Other News Materials 4 January 2008 12:34 (UTC +04:00)

( dpa ) - Investigators from Britain's Scotland Yard arrived Friday in Islamabad to assist Pakistani authorities in investigating the assassination of opposition leader Benazir Bhutto. A five-member team from London's Metropolitan Police Service Counterterrorism Command were dispatched after a request from Pakistani President Pervez Musharraf to British Prime Minister Gordon Brown. Aidan Liddle, a spokesman for the British High Commission in Islamabad, said the team consisted of forensics specialists who would only be assisting the Pakistanis and not conducting their own investigation. Officials from Bhutto's Pakistan People's Party have denounced Musharraf's move to bring in Scotland Yard and have demanded an independent investigation by the United Nations.
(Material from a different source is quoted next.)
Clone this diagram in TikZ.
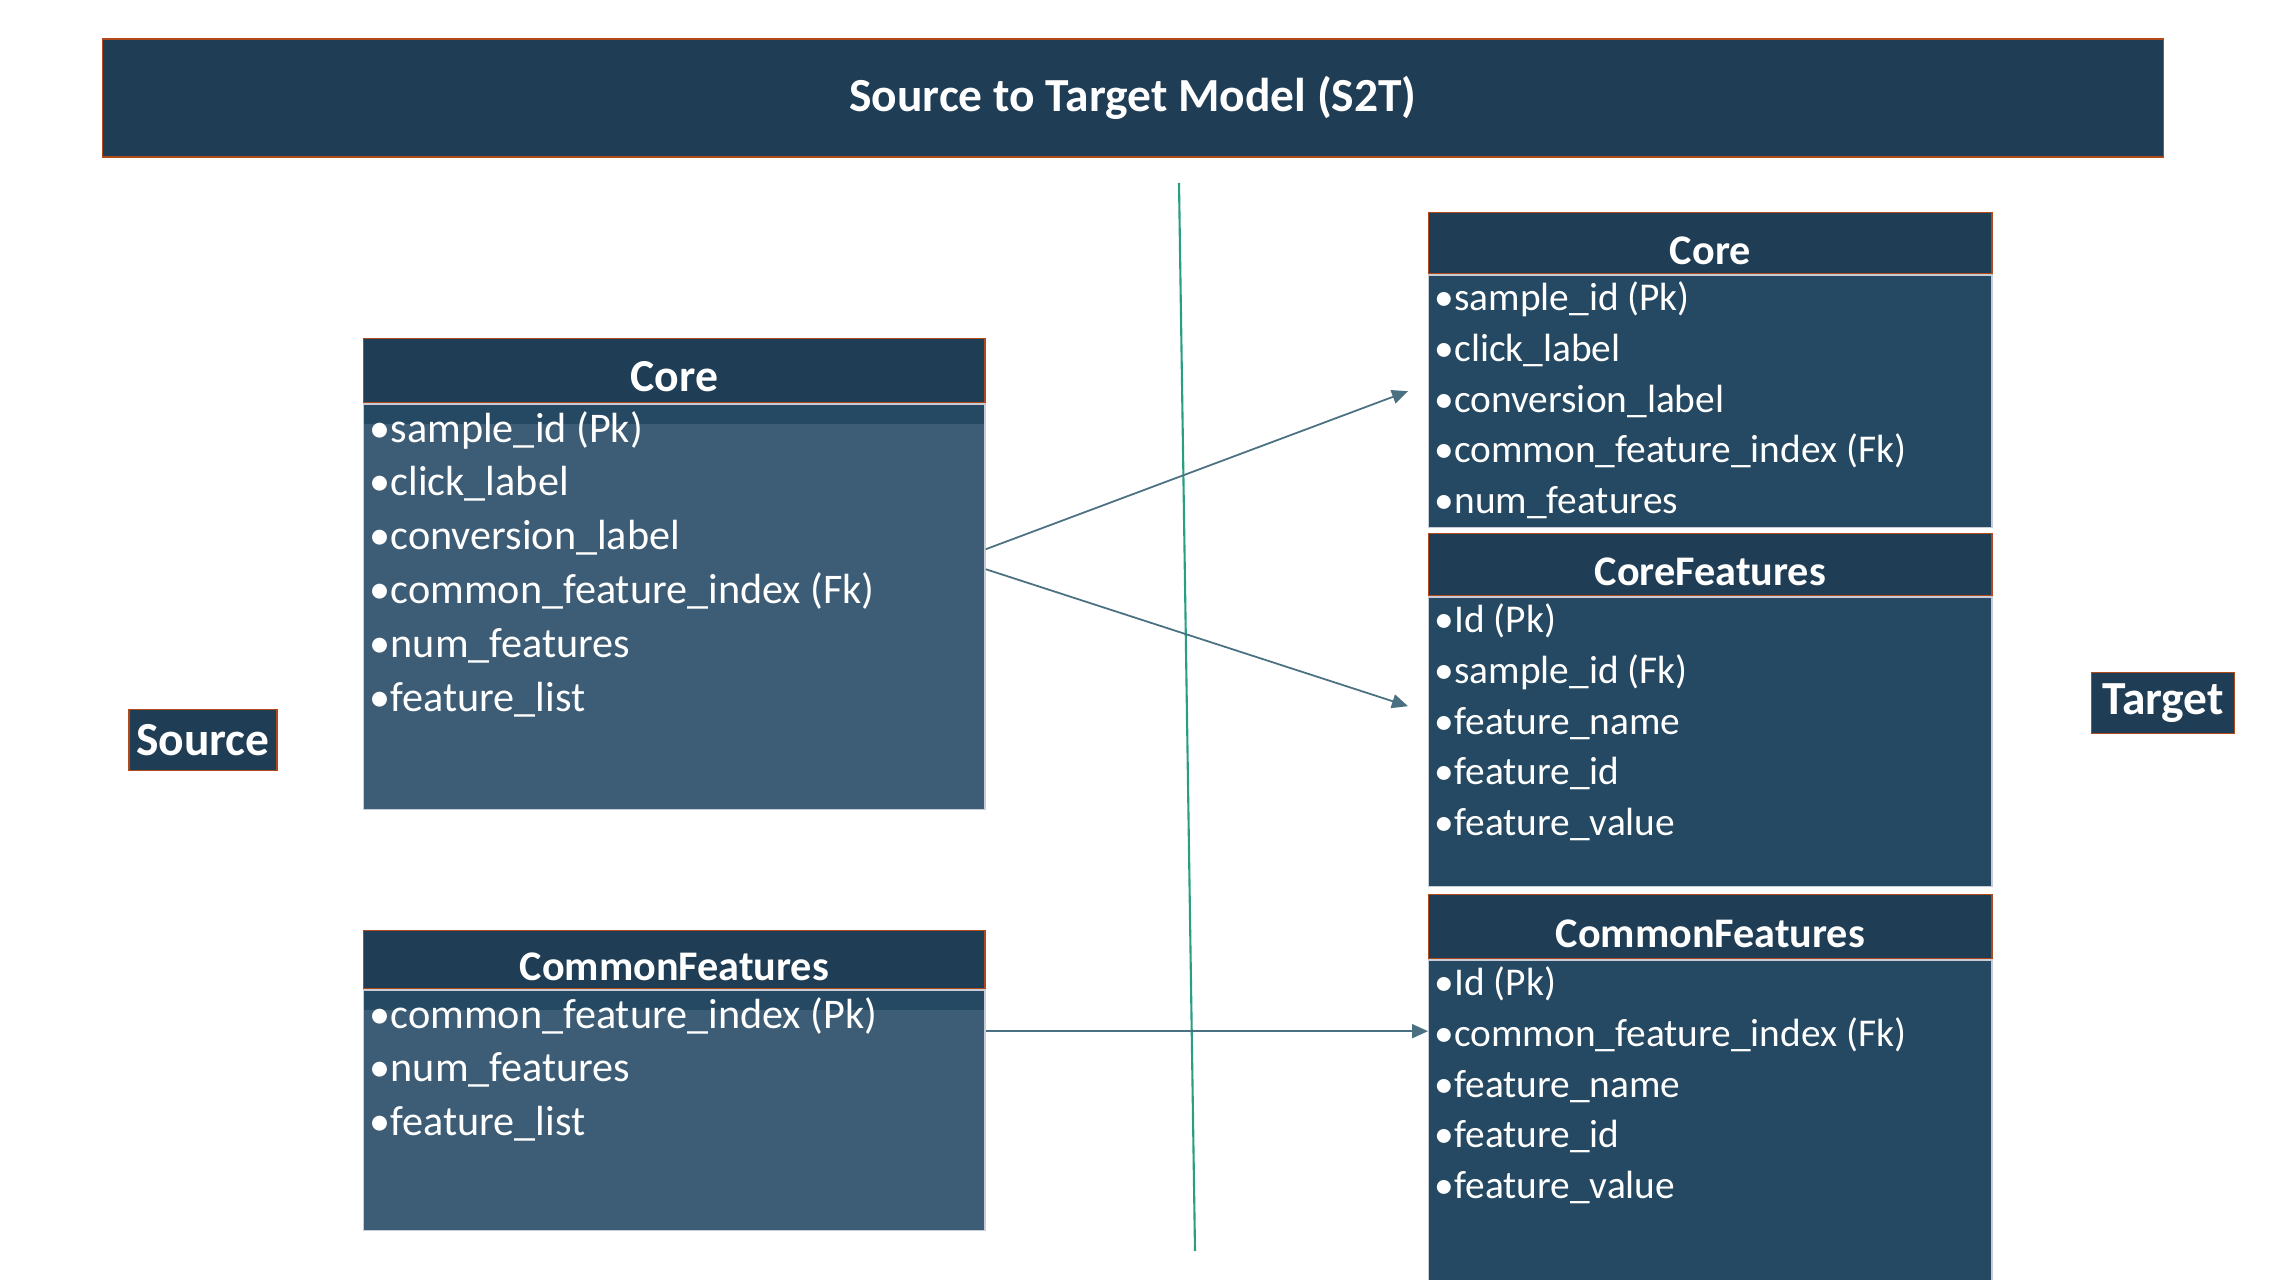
\documentclass[tikz,border=0pt]{standalone}
\usepackage{fontspec}
\setmainfont{Carlito}
\usepackage{xcolor}
\usetikzlibrary{positioning,arrows.meta}
\definecolor{navy}{RGB}{31,61,84}
\definecolor{tblbody}{RGB}{37,73,98}
\definecolor{srcbody}{RGB}{61,92,117}
\definecolor{rust}{RGB}{176,74,26}
\definecolor{rim}{RGB}{200,204,214}
\definecolor{linkblue}{RGB}{74,112,130}
\definecolor{teal}{RGB}{40,160,128}

\begin{document}
\begin{tikzpicture}[
    x=0.01cm, y=-0.01cm,
    banner/.style={rectangle, draw=rust, fill=navy, text=white, inner sep=0pt, font=\bfseries\fontsize{13.5}{16}\selectfont},
    header/.style={rectangle, draw=rust, fill=navy, text=white, inner sep=0pt, anchor=north west, text height=1.2em, text depth=0pt, font=\bfseries\fontsize{12}{14}\selectfont},
    tgtbody/.style={rectangle, draw=rim, fill=tblbody, inner sep=0pt},
    srcbody/.style={rectangle, draw=rim, fill=srcbody, inner sep=0pt,
        path picture={\fill[tblbody] (path picture bounding box.north west) rectangle ([yshift=-0.2cm]path picture bounding box.north east);}},
    items/.style={inner sep=0pt, text=white, align=left},
    srcitems/.style={items, font=\fontsize{12}{15.3}\selectfont},
    tgtitems/.style={items, font=\fontsize{11.2}{14.4}\selectfont},
    link/.style={draw=linkblue, line width=0.5pt, -{Triangle[length=0.16cm, width=0.14cm]}}
]
    \useasboundingbox (0,0) rectangle (2276,1280);

    % title and side labels
    \node[banner, minimum width=20.6cm, minimum height=1.18cm] (title) at (1133,98) {Source to Target Model (S2T)};
    \node[banner, minimum width=1.48cm, minimum height=0.61cm] (srcLabel) at (203,740) {Source};
    \node[banner, minimum width=1.43cm, minimum height=0.61cm] (tgtLabel) at (2163,703) {Target};

    % divider
    \coordinate (divTop) at (1179,183);
    \coordinate (divBot) at (1195,1251);
    \draw[teal, line width=0.6pt] (divTop) -- (divBot);

    % source tables
    \node[header, minimum width=6.21cm, minimum height=0.64cm, font=\bfseries\fontsize{13}{15}\selectfont] (srcCore) at (363,338) {Core};
    \node[srcbody, minimum width=6.21cm, minimum height=4.05cm, below=0pt of srcCore] (srcCoreBody) {};
    \node[srcitems, below right=0.07cm and 0.06cm of srcCoreBody.north west] (srcCoreItems)
        {•sample\_id (Pk)\\•click\_label\\•conversion\_label\\•common\_feature\_index (Fk)\\•num\_features\\•feature\_list};

    \node[header, minimum width=6.21cm, minimum height=0.58cm] (srcCF) at (363,930) {CommonFeatures};
    \node[srcbody, minimum width=6.21cm, minimum height=2.40cm, below=0pt of srcCF] (srcCFBody) {};
    \node[srcitems, below right=0.07cm and 0.06cm of srcCFBody.north west] (srcCFItems)
        {•common\_feature\_index (Pk)\\•num\_features\\•feature\_list};

    % target tables
    \node[header, minimum width=5.63cm, minimum height=0.61cm] (tgtCore) at (1428,212) {Core};
    \node[tgtbody, minimum width=5.63cm, minimum height=2.52cm, below=0pt of tgtCore] (tgtCoreBody) {};
    \node[tgtitems, below right=0.07cm and 0.06cm of tgtCoreBody.north west] (tgtCoreItems)
        {•sample\_id (Pk)\\•click\_label\\•conversion\_label\\•common\_feature\_index (Fk)\\•num\_features};

    \node[header, minimum width=5.63cm, minimum height=0.62cm] (tgtCoreFeat) at (1428,533) {CoreFeatures};
    \node[tgtbody, minimum width=5.63cm, minimum height=2.89cm, below=0pt of tgtCoreFeat] (tgtCoreFeatBody) {};
    \node[tgtitems, below right=0.07cm and 0.06cm of tgtCoreFeatBody.north west] (tgtCoreFeatItems)
        {•Id (Pk)\\•sample\_id (Fk)\\•feature\_name\\•feature\_id\\•feature\_value};

    \node[header, minimum width=5.63cm, minimum height=0.64cm] (tgtCF) at (1428,894) {CommonFeatures};
    \node[tgtbody, minimum width=5.63cm, minimum height=3.26cm, below=0pt of tgtCF] (tgtCFBody) {};
    \node[tgtitems, below right=0.07cm and 0.06cm of tgtCFBody.north west] (tgtCFItems)
        {•Id (Pk)\\•common\_feature\_index (Fk)\\•feature\_name\\•feature\_id\\•feature\_value};

    % mappings
    \draw[link] ([yshift=0.575cm]srcCoreBody.east) -- ([xshift=-0.2cm, yshift=0.1cm]tgtCoreBody.west);
    \draw[link] ([yshift=0.375cm]srcCoreBody.east) -- ([xshift=-0.2cm, yshift=0.355cm]tgtCoreFeatBody.west);
    \draw[link] ([yshift=0.79cm]srcCFBody.east) -- ([yshift=0.79cm]srcCFBody.east -| tgtCFBody.west);
\end{tikzpicture}
\end{document}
It remained to be seen how much light the British team would be able to cast onto the gun-suicide bombing attack that killed former prime minister Bhutto, 54, as she left a campaign rally on December 27 in the city of Rawalpindi. Local city workers washed the crime scene clean with fire hoses shortly after the attack, potentially destroying vital forensicevidence. Musharraf, speaking to foreign journalists Thursday night, acknowledged that the workers should not have touched the crime scene and said he hoped Scotland Yard's presence would help dispel a widespread belief that elements within his government killed Bhutto and then destroyed the evidence.